- [Working data]
+--

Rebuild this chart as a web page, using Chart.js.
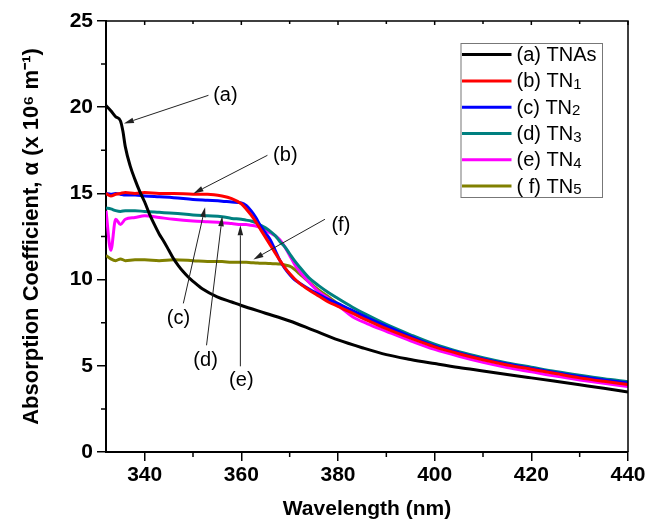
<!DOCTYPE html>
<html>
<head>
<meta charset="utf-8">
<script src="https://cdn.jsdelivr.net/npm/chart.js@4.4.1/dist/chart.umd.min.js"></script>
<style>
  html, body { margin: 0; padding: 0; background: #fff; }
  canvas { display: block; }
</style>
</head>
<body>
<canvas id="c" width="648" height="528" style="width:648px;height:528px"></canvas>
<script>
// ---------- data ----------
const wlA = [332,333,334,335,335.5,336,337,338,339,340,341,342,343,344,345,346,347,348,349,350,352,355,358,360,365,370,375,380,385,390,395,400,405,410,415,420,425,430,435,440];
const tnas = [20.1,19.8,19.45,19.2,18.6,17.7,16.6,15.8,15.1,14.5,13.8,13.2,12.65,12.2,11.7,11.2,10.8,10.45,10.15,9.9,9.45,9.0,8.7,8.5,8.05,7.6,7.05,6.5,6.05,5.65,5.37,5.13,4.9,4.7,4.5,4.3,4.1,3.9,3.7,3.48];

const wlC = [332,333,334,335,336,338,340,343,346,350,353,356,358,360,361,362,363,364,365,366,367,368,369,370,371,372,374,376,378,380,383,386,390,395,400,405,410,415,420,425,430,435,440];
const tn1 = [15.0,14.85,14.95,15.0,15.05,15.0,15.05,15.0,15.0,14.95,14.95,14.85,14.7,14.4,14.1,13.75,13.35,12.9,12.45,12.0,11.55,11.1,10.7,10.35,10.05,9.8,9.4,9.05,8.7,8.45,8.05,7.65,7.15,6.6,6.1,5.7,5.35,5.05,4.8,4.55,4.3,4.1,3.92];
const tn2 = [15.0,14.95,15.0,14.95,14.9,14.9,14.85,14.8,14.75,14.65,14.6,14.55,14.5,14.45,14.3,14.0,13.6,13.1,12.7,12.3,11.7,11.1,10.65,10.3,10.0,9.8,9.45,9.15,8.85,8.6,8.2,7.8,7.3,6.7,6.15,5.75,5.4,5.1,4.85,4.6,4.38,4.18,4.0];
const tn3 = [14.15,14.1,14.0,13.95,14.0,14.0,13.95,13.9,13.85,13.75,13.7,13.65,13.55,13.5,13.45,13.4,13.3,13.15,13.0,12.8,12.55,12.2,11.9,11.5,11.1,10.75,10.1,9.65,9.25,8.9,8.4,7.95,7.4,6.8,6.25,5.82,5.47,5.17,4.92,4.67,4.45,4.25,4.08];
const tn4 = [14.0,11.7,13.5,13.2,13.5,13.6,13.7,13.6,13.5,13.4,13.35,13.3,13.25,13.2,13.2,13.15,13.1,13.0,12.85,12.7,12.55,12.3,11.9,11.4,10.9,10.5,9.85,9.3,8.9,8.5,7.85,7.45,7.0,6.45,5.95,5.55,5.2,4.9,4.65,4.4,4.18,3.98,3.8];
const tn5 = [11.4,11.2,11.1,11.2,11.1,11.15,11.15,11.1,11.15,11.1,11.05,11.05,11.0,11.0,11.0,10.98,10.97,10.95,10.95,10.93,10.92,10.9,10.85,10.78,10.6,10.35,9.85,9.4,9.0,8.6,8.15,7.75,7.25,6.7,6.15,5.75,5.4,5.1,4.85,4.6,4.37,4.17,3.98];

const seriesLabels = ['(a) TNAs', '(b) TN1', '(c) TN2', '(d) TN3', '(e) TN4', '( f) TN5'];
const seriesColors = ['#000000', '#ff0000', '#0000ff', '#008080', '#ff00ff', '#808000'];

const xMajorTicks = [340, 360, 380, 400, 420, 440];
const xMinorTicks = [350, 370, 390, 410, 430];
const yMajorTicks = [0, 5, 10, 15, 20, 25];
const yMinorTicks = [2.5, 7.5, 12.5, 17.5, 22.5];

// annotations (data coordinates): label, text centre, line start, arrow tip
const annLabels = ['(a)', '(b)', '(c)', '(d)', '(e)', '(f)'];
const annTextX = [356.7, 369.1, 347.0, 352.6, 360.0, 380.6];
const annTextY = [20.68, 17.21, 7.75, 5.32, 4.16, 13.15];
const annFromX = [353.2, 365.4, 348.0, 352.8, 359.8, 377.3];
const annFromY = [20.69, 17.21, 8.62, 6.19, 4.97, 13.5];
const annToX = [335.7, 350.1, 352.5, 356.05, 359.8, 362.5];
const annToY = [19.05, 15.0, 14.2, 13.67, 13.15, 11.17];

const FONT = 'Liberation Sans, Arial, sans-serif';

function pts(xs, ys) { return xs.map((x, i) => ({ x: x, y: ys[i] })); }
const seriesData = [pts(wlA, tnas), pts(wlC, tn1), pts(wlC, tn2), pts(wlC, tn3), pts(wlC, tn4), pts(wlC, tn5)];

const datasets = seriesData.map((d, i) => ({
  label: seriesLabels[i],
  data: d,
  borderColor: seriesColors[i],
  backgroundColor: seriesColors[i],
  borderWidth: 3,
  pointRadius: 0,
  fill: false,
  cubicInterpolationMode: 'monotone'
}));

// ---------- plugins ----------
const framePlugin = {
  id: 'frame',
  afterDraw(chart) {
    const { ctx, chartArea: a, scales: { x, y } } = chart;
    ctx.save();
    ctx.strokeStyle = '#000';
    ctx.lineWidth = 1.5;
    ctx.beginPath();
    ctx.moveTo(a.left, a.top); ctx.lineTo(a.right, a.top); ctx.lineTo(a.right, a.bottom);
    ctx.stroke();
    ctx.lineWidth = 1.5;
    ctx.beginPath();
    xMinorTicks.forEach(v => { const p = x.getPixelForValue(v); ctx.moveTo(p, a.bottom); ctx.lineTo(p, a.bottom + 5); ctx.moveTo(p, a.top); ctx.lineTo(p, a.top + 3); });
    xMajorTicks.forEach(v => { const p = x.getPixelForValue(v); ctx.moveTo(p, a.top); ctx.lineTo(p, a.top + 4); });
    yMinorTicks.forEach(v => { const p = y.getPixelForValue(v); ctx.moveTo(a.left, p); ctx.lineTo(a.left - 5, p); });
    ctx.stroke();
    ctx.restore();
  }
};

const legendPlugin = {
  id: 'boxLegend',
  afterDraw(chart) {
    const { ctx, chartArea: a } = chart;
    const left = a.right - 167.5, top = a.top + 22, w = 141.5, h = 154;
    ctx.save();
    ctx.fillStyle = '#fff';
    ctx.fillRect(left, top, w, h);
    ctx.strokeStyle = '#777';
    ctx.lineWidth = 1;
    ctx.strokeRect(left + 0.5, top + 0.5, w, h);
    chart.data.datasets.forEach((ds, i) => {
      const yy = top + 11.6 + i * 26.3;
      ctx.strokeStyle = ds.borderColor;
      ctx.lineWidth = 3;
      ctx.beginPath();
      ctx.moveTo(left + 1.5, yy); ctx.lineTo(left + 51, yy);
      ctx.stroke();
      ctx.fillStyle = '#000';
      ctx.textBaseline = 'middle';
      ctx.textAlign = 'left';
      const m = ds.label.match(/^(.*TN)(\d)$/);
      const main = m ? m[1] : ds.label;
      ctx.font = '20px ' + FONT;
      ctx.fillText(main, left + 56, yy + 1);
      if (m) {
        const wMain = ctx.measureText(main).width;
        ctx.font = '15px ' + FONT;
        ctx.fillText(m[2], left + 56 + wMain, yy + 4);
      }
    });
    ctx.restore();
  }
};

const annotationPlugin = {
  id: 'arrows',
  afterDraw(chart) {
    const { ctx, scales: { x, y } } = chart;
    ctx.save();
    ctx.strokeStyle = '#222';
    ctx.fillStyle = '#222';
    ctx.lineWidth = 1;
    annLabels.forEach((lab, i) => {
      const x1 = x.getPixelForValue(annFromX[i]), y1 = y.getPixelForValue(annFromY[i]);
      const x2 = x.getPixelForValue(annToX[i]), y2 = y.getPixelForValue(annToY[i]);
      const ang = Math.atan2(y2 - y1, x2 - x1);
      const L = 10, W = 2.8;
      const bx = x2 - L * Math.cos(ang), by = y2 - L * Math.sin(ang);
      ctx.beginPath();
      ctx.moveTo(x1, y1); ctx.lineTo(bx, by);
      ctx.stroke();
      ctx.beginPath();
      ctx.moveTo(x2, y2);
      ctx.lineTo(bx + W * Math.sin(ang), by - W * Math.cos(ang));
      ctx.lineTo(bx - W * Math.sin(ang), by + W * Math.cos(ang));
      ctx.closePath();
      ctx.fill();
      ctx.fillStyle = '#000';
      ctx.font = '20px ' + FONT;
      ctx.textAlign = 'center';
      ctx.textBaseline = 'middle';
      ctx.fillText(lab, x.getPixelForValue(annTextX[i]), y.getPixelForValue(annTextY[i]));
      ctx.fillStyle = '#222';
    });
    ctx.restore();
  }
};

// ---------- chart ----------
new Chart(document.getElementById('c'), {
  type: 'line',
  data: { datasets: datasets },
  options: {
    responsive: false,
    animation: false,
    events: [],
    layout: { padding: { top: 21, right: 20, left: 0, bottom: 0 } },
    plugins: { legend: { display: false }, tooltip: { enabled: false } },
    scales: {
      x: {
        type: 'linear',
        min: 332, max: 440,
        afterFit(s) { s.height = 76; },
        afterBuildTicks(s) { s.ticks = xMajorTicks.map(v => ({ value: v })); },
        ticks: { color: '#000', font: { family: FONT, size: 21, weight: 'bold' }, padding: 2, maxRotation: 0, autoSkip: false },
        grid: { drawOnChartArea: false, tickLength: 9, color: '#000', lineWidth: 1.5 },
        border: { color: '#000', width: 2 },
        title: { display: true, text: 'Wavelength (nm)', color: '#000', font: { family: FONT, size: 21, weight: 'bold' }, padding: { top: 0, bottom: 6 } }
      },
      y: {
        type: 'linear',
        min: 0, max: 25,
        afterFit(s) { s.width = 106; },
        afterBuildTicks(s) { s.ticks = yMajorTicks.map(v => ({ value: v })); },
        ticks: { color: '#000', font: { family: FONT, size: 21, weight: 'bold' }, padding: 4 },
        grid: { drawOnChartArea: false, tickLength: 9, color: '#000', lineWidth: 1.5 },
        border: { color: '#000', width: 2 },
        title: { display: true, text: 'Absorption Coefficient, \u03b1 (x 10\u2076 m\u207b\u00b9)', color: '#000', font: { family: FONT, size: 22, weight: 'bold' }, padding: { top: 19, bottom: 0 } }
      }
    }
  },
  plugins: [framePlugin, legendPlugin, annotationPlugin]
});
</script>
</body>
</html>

+--

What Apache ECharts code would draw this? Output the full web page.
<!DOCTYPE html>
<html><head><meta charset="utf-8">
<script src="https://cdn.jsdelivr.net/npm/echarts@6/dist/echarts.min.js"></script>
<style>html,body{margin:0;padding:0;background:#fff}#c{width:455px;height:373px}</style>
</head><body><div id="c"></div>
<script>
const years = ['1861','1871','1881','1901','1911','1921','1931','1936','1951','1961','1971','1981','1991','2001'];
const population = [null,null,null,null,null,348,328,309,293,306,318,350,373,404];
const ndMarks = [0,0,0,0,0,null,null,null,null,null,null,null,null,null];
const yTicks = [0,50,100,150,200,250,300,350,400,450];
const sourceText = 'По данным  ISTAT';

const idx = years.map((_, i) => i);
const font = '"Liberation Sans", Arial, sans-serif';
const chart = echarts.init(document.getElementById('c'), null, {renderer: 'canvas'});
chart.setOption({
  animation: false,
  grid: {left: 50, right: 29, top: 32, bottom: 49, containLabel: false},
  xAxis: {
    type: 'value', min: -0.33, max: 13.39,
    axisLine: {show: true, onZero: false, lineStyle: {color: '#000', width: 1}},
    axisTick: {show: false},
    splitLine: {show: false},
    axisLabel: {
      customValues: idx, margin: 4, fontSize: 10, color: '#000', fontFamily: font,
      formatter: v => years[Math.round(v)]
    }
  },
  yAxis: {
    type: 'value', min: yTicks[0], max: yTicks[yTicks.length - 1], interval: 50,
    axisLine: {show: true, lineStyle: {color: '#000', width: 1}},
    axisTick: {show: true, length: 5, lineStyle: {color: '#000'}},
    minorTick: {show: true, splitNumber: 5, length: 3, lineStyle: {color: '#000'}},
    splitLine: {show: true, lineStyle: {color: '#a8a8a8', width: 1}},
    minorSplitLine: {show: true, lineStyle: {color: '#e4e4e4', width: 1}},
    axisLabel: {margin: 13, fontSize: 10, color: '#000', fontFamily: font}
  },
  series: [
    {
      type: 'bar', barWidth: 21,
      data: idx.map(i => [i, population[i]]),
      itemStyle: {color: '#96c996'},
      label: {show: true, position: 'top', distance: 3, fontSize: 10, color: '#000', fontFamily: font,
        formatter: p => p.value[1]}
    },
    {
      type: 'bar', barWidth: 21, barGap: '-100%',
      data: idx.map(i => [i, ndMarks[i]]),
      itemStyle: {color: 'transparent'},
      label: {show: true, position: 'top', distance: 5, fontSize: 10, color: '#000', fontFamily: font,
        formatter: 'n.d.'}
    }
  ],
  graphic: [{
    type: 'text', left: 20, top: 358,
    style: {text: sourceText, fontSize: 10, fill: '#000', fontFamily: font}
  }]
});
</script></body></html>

+--

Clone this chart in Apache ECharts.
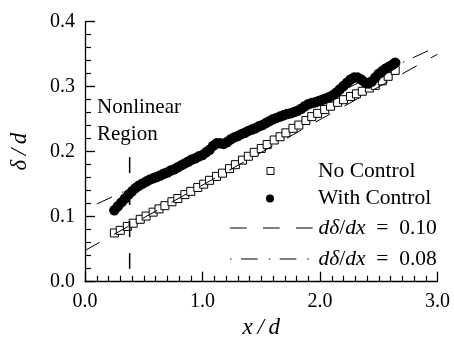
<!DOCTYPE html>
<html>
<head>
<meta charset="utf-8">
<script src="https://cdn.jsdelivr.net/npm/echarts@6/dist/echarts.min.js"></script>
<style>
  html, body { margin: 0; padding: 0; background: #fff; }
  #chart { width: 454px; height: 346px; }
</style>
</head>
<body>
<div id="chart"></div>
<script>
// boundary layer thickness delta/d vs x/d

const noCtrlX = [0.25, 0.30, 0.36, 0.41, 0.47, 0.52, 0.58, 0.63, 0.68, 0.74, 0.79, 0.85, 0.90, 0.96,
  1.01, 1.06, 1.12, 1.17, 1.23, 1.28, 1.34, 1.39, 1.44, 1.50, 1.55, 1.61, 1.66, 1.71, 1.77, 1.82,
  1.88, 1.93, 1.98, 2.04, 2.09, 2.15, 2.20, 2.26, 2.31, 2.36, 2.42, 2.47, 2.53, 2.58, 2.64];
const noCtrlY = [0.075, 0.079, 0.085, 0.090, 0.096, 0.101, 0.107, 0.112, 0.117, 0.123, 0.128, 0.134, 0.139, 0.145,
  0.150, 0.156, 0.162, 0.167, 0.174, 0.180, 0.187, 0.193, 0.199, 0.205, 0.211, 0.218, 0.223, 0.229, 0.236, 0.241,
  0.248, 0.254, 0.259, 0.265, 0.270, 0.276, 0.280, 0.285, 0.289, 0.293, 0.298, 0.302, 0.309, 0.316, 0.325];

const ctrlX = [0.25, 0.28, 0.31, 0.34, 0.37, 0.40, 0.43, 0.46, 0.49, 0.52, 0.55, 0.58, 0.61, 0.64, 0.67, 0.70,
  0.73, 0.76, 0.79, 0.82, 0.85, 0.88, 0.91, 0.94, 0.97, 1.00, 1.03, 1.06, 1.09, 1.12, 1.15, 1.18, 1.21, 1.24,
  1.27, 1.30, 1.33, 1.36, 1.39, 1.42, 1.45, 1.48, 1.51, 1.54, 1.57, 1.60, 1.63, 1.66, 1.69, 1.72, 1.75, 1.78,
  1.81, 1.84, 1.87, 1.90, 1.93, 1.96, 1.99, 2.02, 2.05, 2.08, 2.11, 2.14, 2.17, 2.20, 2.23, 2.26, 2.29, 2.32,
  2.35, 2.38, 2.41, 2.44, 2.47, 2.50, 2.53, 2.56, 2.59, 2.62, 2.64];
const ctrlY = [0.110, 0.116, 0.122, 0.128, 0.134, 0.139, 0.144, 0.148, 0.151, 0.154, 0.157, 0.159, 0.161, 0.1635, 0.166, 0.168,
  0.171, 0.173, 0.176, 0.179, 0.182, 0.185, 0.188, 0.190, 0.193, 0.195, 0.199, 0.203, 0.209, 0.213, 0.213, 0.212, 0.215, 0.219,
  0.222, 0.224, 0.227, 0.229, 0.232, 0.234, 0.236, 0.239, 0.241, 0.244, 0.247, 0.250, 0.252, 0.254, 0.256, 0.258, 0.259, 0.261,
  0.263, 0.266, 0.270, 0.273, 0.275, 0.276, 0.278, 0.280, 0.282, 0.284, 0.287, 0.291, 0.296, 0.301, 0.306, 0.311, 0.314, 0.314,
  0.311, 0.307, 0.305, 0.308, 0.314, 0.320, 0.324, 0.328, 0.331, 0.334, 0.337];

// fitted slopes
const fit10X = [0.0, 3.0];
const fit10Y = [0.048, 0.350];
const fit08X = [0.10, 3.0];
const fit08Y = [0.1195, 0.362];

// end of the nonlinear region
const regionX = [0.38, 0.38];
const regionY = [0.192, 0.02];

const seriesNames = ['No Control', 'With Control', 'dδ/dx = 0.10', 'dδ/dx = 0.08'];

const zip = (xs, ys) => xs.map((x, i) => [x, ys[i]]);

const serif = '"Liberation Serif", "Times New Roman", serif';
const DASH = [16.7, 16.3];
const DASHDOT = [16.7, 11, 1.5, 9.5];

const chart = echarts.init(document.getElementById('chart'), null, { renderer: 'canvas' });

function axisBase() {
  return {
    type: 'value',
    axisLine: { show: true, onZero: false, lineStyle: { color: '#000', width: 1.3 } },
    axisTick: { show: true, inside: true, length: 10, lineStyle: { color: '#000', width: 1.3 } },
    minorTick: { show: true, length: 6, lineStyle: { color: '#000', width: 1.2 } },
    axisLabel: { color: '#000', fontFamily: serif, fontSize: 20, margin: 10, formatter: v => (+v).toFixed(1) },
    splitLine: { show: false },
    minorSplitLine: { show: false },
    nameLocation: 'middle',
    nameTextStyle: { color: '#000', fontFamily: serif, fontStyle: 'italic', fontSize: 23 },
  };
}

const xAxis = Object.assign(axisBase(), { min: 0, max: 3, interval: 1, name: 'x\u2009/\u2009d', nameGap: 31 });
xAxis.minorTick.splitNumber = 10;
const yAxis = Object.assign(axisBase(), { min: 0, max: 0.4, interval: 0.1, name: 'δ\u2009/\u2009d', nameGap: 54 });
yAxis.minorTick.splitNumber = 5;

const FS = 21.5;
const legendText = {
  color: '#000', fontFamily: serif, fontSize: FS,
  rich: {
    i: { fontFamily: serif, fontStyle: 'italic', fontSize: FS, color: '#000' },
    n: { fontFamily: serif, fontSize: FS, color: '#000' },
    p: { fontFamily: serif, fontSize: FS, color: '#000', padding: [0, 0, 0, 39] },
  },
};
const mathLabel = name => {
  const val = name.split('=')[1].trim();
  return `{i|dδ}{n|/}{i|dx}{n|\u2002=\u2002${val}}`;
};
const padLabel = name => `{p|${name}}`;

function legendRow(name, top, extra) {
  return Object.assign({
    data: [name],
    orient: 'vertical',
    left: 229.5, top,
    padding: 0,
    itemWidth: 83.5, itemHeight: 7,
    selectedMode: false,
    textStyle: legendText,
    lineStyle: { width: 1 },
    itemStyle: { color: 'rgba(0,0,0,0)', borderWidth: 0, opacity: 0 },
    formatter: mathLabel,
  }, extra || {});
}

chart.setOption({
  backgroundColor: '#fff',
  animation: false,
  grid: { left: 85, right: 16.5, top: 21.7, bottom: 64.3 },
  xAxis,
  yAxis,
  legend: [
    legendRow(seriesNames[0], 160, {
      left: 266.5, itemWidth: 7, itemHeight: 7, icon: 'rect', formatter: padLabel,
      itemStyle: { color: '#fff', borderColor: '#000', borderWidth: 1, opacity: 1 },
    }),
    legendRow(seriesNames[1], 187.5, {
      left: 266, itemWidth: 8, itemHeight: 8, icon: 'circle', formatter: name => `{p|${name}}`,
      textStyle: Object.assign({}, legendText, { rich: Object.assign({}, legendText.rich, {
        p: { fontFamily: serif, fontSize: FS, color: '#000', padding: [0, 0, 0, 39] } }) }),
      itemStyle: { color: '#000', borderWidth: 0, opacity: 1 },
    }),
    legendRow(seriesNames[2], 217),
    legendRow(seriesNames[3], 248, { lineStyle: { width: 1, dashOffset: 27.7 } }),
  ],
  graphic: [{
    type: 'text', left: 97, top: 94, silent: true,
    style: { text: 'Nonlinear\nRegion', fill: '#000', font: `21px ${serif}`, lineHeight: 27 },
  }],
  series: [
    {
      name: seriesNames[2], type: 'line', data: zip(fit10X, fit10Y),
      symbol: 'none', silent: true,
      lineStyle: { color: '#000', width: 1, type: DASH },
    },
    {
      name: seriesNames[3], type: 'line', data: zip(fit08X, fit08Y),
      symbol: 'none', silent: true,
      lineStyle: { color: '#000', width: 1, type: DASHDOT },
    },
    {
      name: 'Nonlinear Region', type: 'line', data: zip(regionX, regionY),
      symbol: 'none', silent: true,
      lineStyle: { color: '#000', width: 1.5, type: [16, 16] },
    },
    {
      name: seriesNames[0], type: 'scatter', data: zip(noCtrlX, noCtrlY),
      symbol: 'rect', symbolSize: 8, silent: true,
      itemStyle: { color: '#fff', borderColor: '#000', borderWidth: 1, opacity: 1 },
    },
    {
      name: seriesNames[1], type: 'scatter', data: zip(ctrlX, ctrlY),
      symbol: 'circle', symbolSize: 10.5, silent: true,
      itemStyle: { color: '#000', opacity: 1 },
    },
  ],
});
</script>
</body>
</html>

+--

- [Problem description]
Transcribe, exactly as written, the lines starting at the one with "Clone this chart in Apache ECharts." and ending at the one with "0.309, 0.316, 0.325];", and nothing more. Pictures are not part of the copy.

- [Task response]
Clone this chart in Apache ECharts.
<!DOCTYPE html>
<html>
<head>
<meta charset="utf-8">
<script src="https://cdn.jsdelivr.net/npm/echarts@6/dist/echarts.min.js"></script>
<style>
  html, body { margin: 0; padding: 0; background: #fff; }
  #chart { width: 454px; height: 346px; }
</style>
</head>
<body>
<div id="chart"></div>
<script>
// boundary layer thickness delta/d vs x/d

const noCtrlX = [0.25, 0.30, 0.36, 0.41, 0.47, 0.52, 0.58, 0.63, 0.68, 0.74, 0.79, 0.85, 0.90, 0.96,
  1.01, 1.06, 1.12, 1.17, 1.23, 1.28, 1.34, 1.39, 1.44, 1.50, 1.55, 1.61, 1.66, 1.71, 1.77, 1.82,
  1.88, 1.93, 1.98, 2.04, 2.09, 2.15, 2.20, 2.26, 2.31, 2.36, 2.42, 2.47, 2.53, 2.58, 2.64];
const noCtrlY = [0.075, 0.079, 0.085, 0.090, 0.096, 0.101, 0.107, 0.112, 0.117, 0.123, 0.128, 0.134, 0.139, 0.145,
  0.150, 0.156, 0.162, 0.167, 0.174, 0.180, 0.187, 0.193, 0.199, 0.205, 0.211, 0.218, 0.223, 0.229, 0.236, 0.241,
  0.248, 0.254, 0.259, 0.265, 0.270, 0.276, 0.280, 0.285, 0.289, 0.293, 0.298, 0.302, 0.309, 0.316, 0.325];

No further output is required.